Parkland Students – We Won’t Go Back to Normal!

Students of Marjory Stoneman Douglas High School in Parkland, Florida returned to school two weeks after a 19-year old former-student gunned down 17 people there. Most of the students said they were ready to return, but promised they would not let things “go back to normal.”

Over the past weeks, many of the students have spoken out about the tragedy and gone on to organize rallies and press conferences demanding change. They marched on the state capital, demanding that the Florida legislature address the problem of gun violence and were ignored. But that didn’t stop them. The determination of these students has inspired thousands of young people across the country to demand the right to live in a society that can keep them safe. They say that they will not stop until real changes have been made.

These students have turned their grief into outrage and their anger into organizing. The youth of this country have grown up with an epidemic of mass shootings, with regular mass shooter drills at schools, and they are right to be sick of it. They are right to question a society where it is easier to purchase an assault rifle than it is to access mental health treatment. They are right to question a political system in which politicians regularly receive funding from weapons manufacturers and the NRA. And they are right to question the entire society when mass shooting and mass violence have become accepted as normal.

These students have grown up in a toxic society. Their schools can no longer be considered safe zones. In rough neighborhoods, where shootings are not uncommon, school used to provide a refuge of sorts. Not any more. Funding for their schools has been decimated. Art, music, other electives, and P.E. have been cut or eliminated, leaving them with the most basic classes focusing on standardized tests in overcrowded classrooms.
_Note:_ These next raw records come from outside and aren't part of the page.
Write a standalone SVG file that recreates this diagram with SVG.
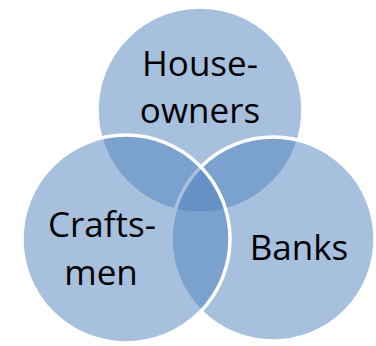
<svg xmlns="http://www.w3.org/2000/svg" width="376" height="346" viewBox="0 0 376 346">
<style>
.c{fill:#4F81BD;fill-opacity:0.5;stroke:#FFFFFF;stroke-width:3.5}
.t{font-family:"Open Sans","Noto Sans","Liberation Sans",sans-serif;font-size:35px;fill:#000;text-anchor:middle}
</style>
<rect width="376" height="346" fill="#FFFFFF"/>
<g id="houseowners">
<circle class="c" cx="200" cy="110" r="103"/>
</g>
<g id="banks">
<circle class="c" cx="273" cy="239" r="102"/>
</g>
<g id="craftsmen">
<circle class="c" cx="126" cy="239" r="104"/>
</g>
<g id="labels">
<text class="t" x="200" y="76">House-</text>
<text class="t" x="200" y="123">owners</text>
<text class="t" x="102" y="237">Crafts-</text>
<text class="t" x="101" y="285">men</text>
<text class="t" x="299" y="260">Banks</text>
</g>
<g id="connectors"></g>
</svg>
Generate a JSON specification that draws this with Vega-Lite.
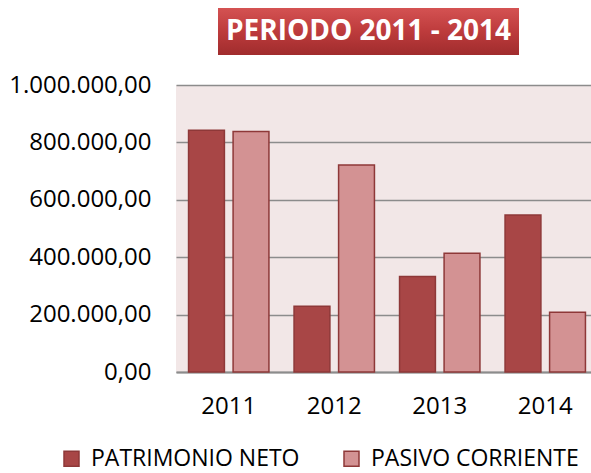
{
  "$schema": "https://vega.github.io/schema/vega-lite/v6.json",
  "padding": {"left": 8, "top": 8, "right": 0, "bottom": 0},
  "autosize": {"type": "pad"},
  "background": "white",
  "spacing": 18,
  "bounds": "full",
  "config": {
    "view": {"stroke": null},
    "font": "Open Sans",
    "locale": {"number": {"decimal": ",", "thousands": ".", "grouping": [3], "currency": ["", ""]}}
  },
  "vconcat": [
    {
      "spacing": 0,
      "hconcat": [
        {
          "width": 42,
          "height": 47,
          "data": {"values": []},
          "mark": {"type": "text"},
          "encoding": {}
        },
        {
          "width": 301,
          "height": 47,
          "view": {"fill": {"gradient": "linear", "x1": 0, "y1": 0, "x2": 0, "y2": 1, "stops": [{"offset": 0, "color": "#d45252"}, {"offset": 0.5, "color": "#bd3b3c"}, {"offset": 1, "color": "#a02c2d"}]}, "stroke": null},
          "data": {"values": [{"titulo": "PERIODO 2011 - 2014"}]},
          "mark": {"type": "text", "font": "Open Sans", "fontWeight": "bold", "fontSize": 28, "color": "white", "baseline": "middle"},
          "encoding": {
            "text": {"field": "titulo"}
          }
        }
      ]
    },
    {
      "width": 422,
      "height": 287,
      "view": {"fill": "#f2e7e7", "stroke": null},
      "data": {"values": [
        {"anio": "2011", "serie": "PATRIMONIO NETO", "valor": 842000},
        {"anio": "2011", "serie": "PASIVO CORRIENTE", "valor": 838000},
        {"anio": "2012", "serie": "PATRIMONIO NETO", "valor": 229000},
        {"anio": "2012", "serie": "PASIVO CORRIENTE", "valor": 721000},
        {"anio": "2013", "serie": "PATRIMONIO NETO", "valor": 333000},
        {"anio": "2013", "serie": "PASIVO CORRIENTE", "valor": 414000},
        {"anio": "2014", "serie": "PATRIMONIO NETO", "valor": 547000},
        {"anio": "2014", "serie": "PASIVO CORRIENTE", "valor": 208000}
      ]},
      "mark": {"type": "bar", "stroke": "#8e3838", "strokeWidth": 1.5},
      "encoding": {
        "x": {"field": "anio", "type": "nominal",
          "scale": {"paddingInner": 0.238, "paddingOuter": 0.119},
          "axis": {"title": null, "labelAngle": 0, "ticks": false, "domainColor": "#8c8c8c", "domainWidth": 2, "labelFontSize": 24, "labelPadding": 22, "labelColor": "black", "labelFont": "Open Sans"}},
        "xOffset": {"field": "serie", "type": "nominal", "sort": ["PATRIMONIO NETO", "PASIVO CORRIENTE"], "scale": {"paddingInner": 0.195, "paddingOuter": 0}},
        "y": {"field": "valor", "type": "quantitative",
          "scale": {"domain": [0, 1000000]},
          "axis": {"title": null, "values": [0, 200000, 400000, 600000, 800000, 1000000], "format": ",.2f", "domain": false, "ticks": false, "gridColor": "#8c8c8c", "gridWidth": 1.5, "labelPadding": 25, "labelFontSize": 24, "labelFont": "Open Sans", "labelColor": "black", "minExtent": 167, "maxExtent": 167}},
        "color": {"field": "serie", "type": "nominal",
          "scale": {"domain": ["PATRIMONIO NETO", "PASIVO CORRIENTE"], "range": ["#a84646", "#d39293"]},
          "legend": {"title": null, "orient": "none", "direction": "horizontal", "legendX": -116, "legendY": 439, "padding": 0, "symbolType": "square", "symbolSize": 225, "symbolStrokeWidth": 1.5, "symbolStrokeColor": "#8e3838", "labelFontSize": 23, "labelFont": "Open Sans", "labelColor": "black", "columnPadding": 40, "labelOffset": 8, "labelLimit": 400}}
      }
    }
  ]
}
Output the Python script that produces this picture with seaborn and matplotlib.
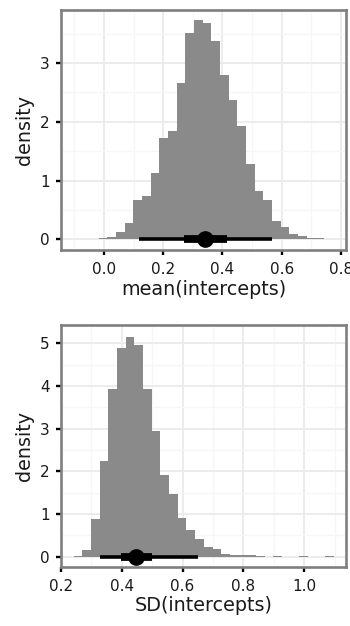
import numpy as np
import pandas as pd
import matplotlib
matplotlib.use("Agg")
import matplotlib.pyplot as plt
from matplotlib.ticker import MultipleLocator
import seaborn as sns

# ---------------- data ----------------
# panel 1: mean(intercepts)
mean_bin_start = -0.1056
mean_bin_width = 0.02924
mean_density = [0.005, 0.008, 0.012, 0.03, 0.04, 0.13, 0.28, 0.67, 0.74, 1.13,
                1.73, 1.84, 2.66, 3.51, 3.73, 3.68, 3.38, 2.80, 2.37, 1.93,
                1.29, 0.82, 0.67, 0.31, 0.21, 0.09, 0.05, 0.02, 0.02, 0.01]
mean_interval_95 = [0.117, 0.566]
mean_interval_66 = [0.270, 0.414]
mean_point = 0.342
mean_xticks = [0.0, 0.2, 0.4, 0.6, 0.8]
mean_xticklabels = ["0.0", "0.2", "0.4", "0.6", "0.8"]
mean_yticks = [0, 1, 2, 3]

# panel 2: SD(intercepts)
sd_bin_start = 0.242
sd_bin_width = 0.02853
sd_density = [0.02, 0.16, 0.88, 2.24, 3.92, 4.90, 5.15, 4.97, 3.92, 2.95,
              1.91, 1.48, 0.91, 0.62, 0.41, 0.23, 0.18, 0.06, 0.05, 0.03,
              0.03, 0.015, 0.0, 0.015, 0.0, 0.0, 0.015, 0.0, 0.0, 0.015]
sd_interval_95 = [0.328, 0.651]
sd_interval_66 = [0.397, 0.501]
sd_point = 0.446
sd_xticks = [0.2, 0.4, 0.6, 0.8, 1.0]
sd_xticklabels = ["0.2", "0.4", "0.6", "0.8", "1.0"]
sd_yticks = [0, 1, 2, 3, 4, 5]

# ---------------- style ----------------
sns.set_style("white")
plt.rcParams["font.family"] = ["DejaVu Sans"]

BAR = "#8a8a8a"
BORDER = "#7f7f7f"
TXT = "#1a1a1a"

W, H = 350, 626
fig = plt.figure(figsize=(W / 100, H / 100), dpi=100)


def px_axes(l, t, r, b):
    return fig.add_axes([l / W, 1 - b / H, (r - l) / W, (b - t) / H])


def panel(ax, start, width, dens, i95, i66, pt, xticks, xlabels, yticks,
          xlim, ylim, xlabel, xminor, yminor):
    n = len(dens)
    edges = [start + width * k for k in range(n + 1)]
    centers = [(edges[k] + edges[k + 1]) / 2 for k in range(n)]
    df = pd.DataFrame({"x": centers, "w": dens})
    sns.histplot(data=df, x="x", weights="w", bins=edges, stat="count",
                 color=BAR, alpha=1, linewidth=0, ax=ax, zorder=2)
    # point interval
    ax.plot(i95, [0, 0], color="black", lw=2.6, solid_capstyle="butt", zorder=4)
    ax.plot(i66, [0, 0], color="black", lw=5.6, solid_capstyle="butt", zorder=5)
    ax.plot([pt], [0], marker="o", ms=11, color="black", mec="black", zorder=6)

    ax.set_xlim(*xlim)
    ax.set_ylim(*ylim)
    ax.set_xticks(xticks)
    ax.set_xticklabels(xlabels)
    ax.set_yticks(yticks)
    ax.set_yticklabels([str(v) for v in yticks])
    ax.xaxis.set_minor_locator(MultipleLocator(xminor))
    ax.yaxis.set_minor_locator(MultipleLocator(yminor))
    ax.set_axisbelow(True)
    ax.grid(which="major", color="#ebebeb", lw=1.3, zorder=0)
    ax.grid(which="minor", color="#f6f6f6", lw=0.9, zorder=0)
    ax.tick_params(which="major", length=3.8, width=1.7, color="black",
                   labelsize=11, labelcolor=TXT, pad=4.5,
                   bottom=True, left=True, direction="out")
    ax.tick_params(which="minor", length=0)
    for s in ax.spines.values():
        s.set_color(BORDER)
        s.set_linewidth(1.9)
        s.set_zorder(7)
    ax.set_xlabel(xlabel, fontsize=13.8, color=TXT, labelpad=2)
    ax.set_ylabel("density", fontsize=13.8, color=TXT, labelpad=4)


ax1 = px_axes(61, 10, 346, 250.3)
panel(ax1, mean_bin_start, mean_bin_width, mean_density, mean_interval_95,
      mean_interval_66, mean_point, mean_xticks, mean_xticklabels, mean_yticks,
      (-0.1451, 0.8169), (-0.187, 3.902), "mean(intercepts)", 0.1, 0.5)

ax2 = px_axes(61, 325.3, 346, 567)
panel(ax2, sd_bin_start, sd_bin_width, sd_density, sd_interval_95,
      sd_interval_66, sd_point, sd_xticks, sd_xticklabels, sd_yticks,
      (0.2033, 1.1377), (-0.241, 5.423), "SD(intercepts)", 0.1, 0.5)

fig.savefig("out.png", dpi=100)
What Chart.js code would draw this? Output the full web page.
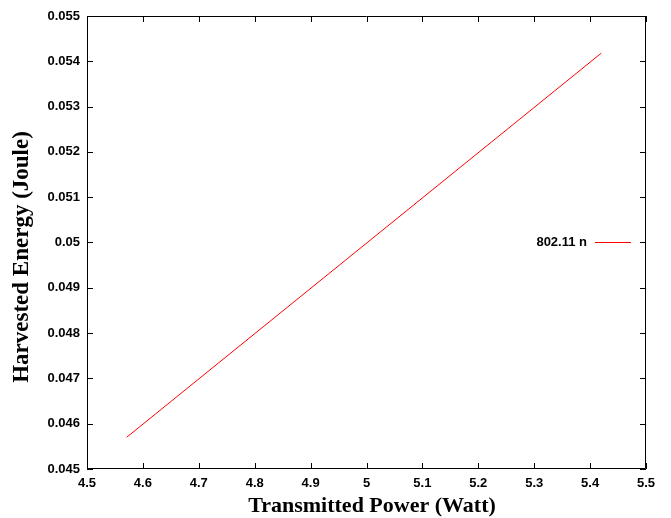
<!DOCTYPE html>
<html>
<head>
<meta charset="utf-8">
<script src="https://cdn.jsdelivr.net/npm/chart.js@4"></script>
<style>
  html, body { margin: 0; padding: 0; background: #fff; }
  #wrap { width: 671px; height: 518px; }
</style>
</head>
<body>
<div id="wrap"><canvas id="chart" width="671" height="518"></canvas></div>
<script>
// data
const seriesLabel = '802.11 n';
const powerValues = [4.571, 5.420];      // Watt
const energyValues = [0.0457, 0.05418];  // Joule
const xTicks = [4.5, 4.6, 4.7, 4.8, 4.9, 5, 5.1, 5.2, 5.3, 5.4, 5.5];
const yTicks = [0.045, 0.046, 0.047, 0.048, 0.049, 0.05, 0.051, 0.052, 0.053, 0.054, 0.055];
const xTitle = 'Transmitted Power (Watt)';
const yTitle = 'Harvested Energy (Joule)';

const tickFont = { family: 'Liberation Sans, Arial, sans-serif', size: 13, weight: 'bold' };
const serif = 'Liberation Serif, Times New Roman, serif';

// gnuplot style frame: mirrored inward ticks, axis titles, legend at right
const framePlugin = {
    id: 'frame',
    afterDraw(chart) {
        const ctx = chart.ctx;
        const a = chart.chartArea;
        const xs = chart.scales.x, ys = chart.scales.y;
        ctx.save();
        ctx.strokeStyle = '#000';
        ctx.lineWidth = 1;
        ctx.beginPath();
        ctx.rect(a.left + 0.5, a.top + 0.5, a.right - a.left - 1, a.bottom - a.top - 1);
        ctx.stroke();
        ctx.beginPath();
        xTicks.forEach(v => {
            const px = Math.round(xs.getPixelForValue(v)) + 0.5;
            ctx.moveTo(px, a.bottom); ctx.lineTo(px, a.bottom - 6);
            ctx.moveTo(px, a.top); ctx.lineTo(px, a.top + 6);
        });
        yTicks.forEach(v => {
            const py = Math.round(ys.getPixelForValue(v)) + 0.5;
            ctx.moveTo(a.left, py); ctx.lineTo(a.left + 6, py);
            ctx.moveTo(a.right, py); ctx.lineTo(a.right - 6, py);
        });
        ctx.stroke();

        // axis titles
        ctx.fillStyle = '#000';
        ctx.textAlign = 'center';
        ctx.textBaseline = 'middle';
        ctx.font = 'bold 22px ' + serif;
        ctx.fillText(xTitle, 372, 506);
        ctx.save();
        ctx.translate(22, 257);
        ctx.rotate(-Math.PI / 2);
        ctx.font = 'bold 23px ' + serif;
        ctx.fillText(yTitle, 0, 0);
        ctx.restore();

        // legend entry
        const ds = chart.data.datasets[0];
        const ly = 242;
        ctx.font = 'bold 13px Liberation Sans, Arial, sans-serif';
        ctx.textAlign = 'right';
        ctx.fillText(ds.label, 587, ly);
        ctx.strokeStyle = ds.borderColor;
        ctx.beginPath();
        ctx.moveTo(595, ly + 0.5); ctx.lineTo(631, ly + 0.5);
        ctx.stroke();
        ctx.restore();
    }
};

new Chart(document.getElementById('chart'), {
    type: 'line',
    data: {
        datasets: [{
            label: seriesLabel,
            data: powerValues.map((x, i) => ({ x: x, y: energyValues[i] })),
            borderColor: '#ff0000',
            borderWidth: 1,
            pointRadius: 0,
            fill: false,
            tension: 0
        }]
    },
    options: {
        responsive: false,
        animation: false,
        layout: { padding: { top: 16, right: 25, left: 0, bottom: 0 } },
        plugins: {
            legend: { display: false },
            tooltip: { enabled: false }
        },
        scales: {
            x: {
                type: 'linear',
                min: 4.5,
                max: 5.5,
                afterBuildTicks: s => { s.ticks = xTicks.map(v => ({ value: v })); },
                afterFit: s => { s.height = 49; },
                grid: { display: false, drawTicks: false, tickLength: 0 },
                border: { display: false },
                ticks: {
                    color: '#000',
                    font: tickFont,
                    padding: 7,
                    maxRotation: 0,
                    callback: v => String(+v.toFixed(1))
                }
            },
            y: {
                type: 'linear',
                min: 0.045,
                max: 0.055,
                afterBuildTicks: s => { s.ticks = yTicks.map(v => ({ value: v })); },
                afterFit: s => { s.width = 87; },
                grid: { display: false, drawTicks: false, tickLength: 0 },
                border: { display: false },
                ticks: {
                    color: '#000',
                    font: tickFont,
                    padding: 7,
                    callback: v => String(+v.toFixed(3))
                }
            }
        }
    },
    plugins: [framePlugin]
});
</script>
</body>
</html>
The future that young people have been promised looks very grim. They have been told they will likely be financially worse off than their parents, and that if they do go to college, they will be saddled with tens of thousands of dollars in debt, with dwindling job prospects. They have been promised a world overflowing with violence and inequality, and a planet facing ecological collapse. It is not a surprise that depression and suicide rates for teenagers in the U.S. are at an all-time high.

Young people demanding change are getting a real education about how this system functions. The response from the politicians shows how this society works. Their response to this violence is to escalate it, proposing to turn schools into virtual prisons, arming teachers, with guards at every entrance. These are the same politicians who have overseen the gutting of education, of health care, of affordable housing. They are the same people who enforce the violence of poverty, the militarizing of the police, and decades of military violence against the people of the world. That is what’s normal for them, and how dare they pretend to be on our side!

These students are right to see the politicians for what they are – people who only want to keep things the same. The students are right to recognize that change depends on what they do. Their anger is an expression of a growing discontent over the conditions in this society, no different than the wave of protests in response to killings by the police. We need to encourage them and stand with them wherever possible. The Parkland students have drawn a line in the sand: if we don’t want to go back to normal, then we have to change what is normal!

A nation-wide protest has been called for March 24: “A March for Our Lives.” That can be a start.